Pictures stay out of this copy, which runs from the first line of the material through the line containing "const y = d3.scaleLinear().domain([-40,40]).range([B,T]);".

◇ ◇ ◇ ◇ ◇

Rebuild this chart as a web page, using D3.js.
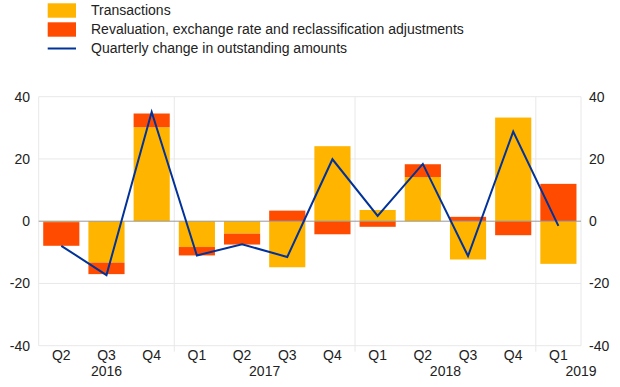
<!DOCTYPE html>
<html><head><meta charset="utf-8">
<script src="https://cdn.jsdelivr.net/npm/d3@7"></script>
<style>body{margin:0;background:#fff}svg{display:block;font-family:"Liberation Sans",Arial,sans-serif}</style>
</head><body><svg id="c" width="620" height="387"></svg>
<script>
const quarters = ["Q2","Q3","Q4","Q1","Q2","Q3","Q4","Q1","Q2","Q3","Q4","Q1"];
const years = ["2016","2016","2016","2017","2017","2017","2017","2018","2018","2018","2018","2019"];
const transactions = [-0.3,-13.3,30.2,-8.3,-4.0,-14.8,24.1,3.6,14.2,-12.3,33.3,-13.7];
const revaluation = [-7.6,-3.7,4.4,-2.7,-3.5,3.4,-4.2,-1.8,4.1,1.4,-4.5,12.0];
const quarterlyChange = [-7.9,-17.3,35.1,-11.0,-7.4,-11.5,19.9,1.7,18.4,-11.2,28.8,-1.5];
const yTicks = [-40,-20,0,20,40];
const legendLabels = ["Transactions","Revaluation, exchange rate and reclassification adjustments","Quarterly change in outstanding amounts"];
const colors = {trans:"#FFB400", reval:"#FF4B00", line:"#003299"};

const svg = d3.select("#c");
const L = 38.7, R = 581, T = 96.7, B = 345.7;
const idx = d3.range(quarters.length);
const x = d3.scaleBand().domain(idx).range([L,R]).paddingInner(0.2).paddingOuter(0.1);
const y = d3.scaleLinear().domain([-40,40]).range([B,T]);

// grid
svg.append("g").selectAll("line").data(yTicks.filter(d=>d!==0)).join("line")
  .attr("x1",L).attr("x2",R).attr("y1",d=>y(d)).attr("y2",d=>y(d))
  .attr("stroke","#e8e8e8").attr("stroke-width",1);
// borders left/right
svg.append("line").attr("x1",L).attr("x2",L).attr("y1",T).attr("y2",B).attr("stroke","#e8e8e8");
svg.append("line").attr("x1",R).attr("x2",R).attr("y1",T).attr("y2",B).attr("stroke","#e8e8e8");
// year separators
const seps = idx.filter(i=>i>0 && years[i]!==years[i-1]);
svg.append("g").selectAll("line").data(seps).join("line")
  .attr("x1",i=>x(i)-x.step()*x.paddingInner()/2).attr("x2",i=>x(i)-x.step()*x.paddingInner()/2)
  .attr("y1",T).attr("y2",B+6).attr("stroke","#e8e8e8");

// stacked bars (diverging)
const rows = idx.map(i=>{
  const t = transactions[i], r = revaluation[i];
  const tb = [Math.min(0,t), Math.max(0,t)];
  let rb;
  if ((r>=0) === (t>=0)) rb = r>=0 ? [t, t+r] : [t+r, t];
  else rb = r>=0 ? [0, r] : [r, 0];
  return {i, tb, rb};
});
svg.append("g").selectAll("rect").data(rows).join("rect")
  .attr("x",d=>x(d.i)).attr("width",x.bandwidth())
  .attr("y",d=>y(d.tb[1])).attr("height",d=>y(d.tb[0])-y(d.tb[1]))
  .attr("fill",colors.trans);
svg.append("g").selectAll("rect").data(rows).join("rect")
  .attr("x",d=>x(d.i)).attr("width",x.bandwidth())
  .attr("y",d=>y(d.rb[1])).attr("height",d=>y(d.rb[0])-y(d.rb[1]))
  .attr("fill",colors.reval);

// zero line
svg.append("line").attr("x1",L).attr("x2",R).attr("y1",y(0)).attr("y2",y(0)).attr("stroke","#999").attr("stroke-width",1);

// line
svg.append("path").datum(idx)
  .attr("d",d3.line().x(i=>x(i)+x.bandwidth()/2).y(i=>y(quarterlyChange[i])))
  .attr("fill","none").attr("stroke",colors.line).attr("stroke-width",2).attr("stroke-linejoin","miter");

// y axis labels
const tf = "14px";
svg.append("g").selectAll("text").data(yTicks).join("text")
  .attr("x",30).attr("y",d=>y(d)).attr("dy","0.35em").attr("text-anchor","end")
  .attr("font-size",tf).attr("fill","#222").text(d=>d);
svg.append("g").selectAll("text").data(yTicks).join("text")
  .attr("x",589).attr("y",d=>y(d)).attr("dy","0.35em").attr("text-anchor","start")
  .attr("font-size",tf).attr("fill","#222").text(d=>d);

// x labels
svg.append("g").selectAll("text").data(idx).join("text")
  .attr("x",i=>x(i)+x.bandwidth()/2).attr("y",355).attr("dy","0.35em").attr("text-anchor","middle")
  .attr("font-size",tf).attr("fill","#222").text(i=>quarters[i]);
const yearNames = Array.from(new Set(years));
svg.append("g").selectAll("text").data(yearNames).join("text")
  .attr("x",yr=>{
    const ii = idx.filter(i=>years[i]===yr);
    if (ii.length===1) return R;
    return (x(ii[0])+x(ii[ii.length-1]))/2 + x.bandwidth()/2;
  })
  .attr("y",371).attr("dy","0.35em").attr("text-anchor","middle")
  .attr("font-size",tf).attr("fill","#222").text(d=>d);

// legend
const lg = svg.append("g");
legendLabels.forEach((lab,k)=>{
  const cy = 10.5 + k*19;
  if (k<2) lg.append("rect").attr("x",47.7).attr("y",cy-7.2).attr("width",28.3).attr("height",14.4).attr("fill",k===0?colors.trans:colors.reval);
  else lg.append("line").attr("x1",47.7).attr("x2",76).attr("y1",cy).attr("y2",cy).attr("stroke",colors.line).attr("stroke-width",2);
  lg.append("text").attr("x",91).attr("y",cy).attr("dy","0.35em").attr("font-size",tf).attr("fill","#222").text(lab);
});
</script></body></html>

◇ ◇ ◇ ◇ ◇

→ Written solution
Rebuild this chart as a web page, using D3.js.
<!DOCTYPE html>
<html><head><meta charset="utf-8">
<script src="https://cdn.jsdelivr.net/npm/d3@7"></script>
<style>body{margin:0;background:#fff}svg{display:block;font-family:"Liberation Sans",Arial,sans-serif}</style>
</head><body><svg id="c" width="620" height="387"></svg>
<script>
const quarters = ["Q2","Q3","Q4","Q1","Q2","Q3","Q4","Q1","Q2","Q3","Q4","Q1"];
const years = ["2016","2016","2016","2017","2017","2017","2017","2018","2018","2018","2018","2019"];
const transactions = [-0.3,-13.3,30.2,-8.3,-4.0,-14.8,24.1,3.6,14.2,-12.3,33.3,-13.7];
const revaluation = [-7.6,-3.7,4.4,-2.7,-3.5,3.4,-4.2,-1.8,4.1,1.4,-4.5,12.0];
const quarterlyChange = [-7.9,-17.3,35.1,-11.0,-7.4,-11.5,19.9,1.7,18.4,-11.2,28.8,-1.5];
const yTicks = [-40,-20,0,20,40];
const legendLabels = ["Transactions","Revaluation, exchange rate and reclassification adjustments","Quarterly change in outstanding amounts"];
const colors = {trans:"#FFB400", reval:"#FF4B00", line:"#003299"};

const svg = d3.select("#c");
const L = 38.7, R = 581, T = 96.7, B = 345.7;
const idx = d3.range(quarters.length);
const x = d3.scaleBand().domain(idx).range([L,R]).paddingInner(0.2).paddingOuter(0.1);
const y = d3.scaleLinear().domain([-40,40]).range([B,T]);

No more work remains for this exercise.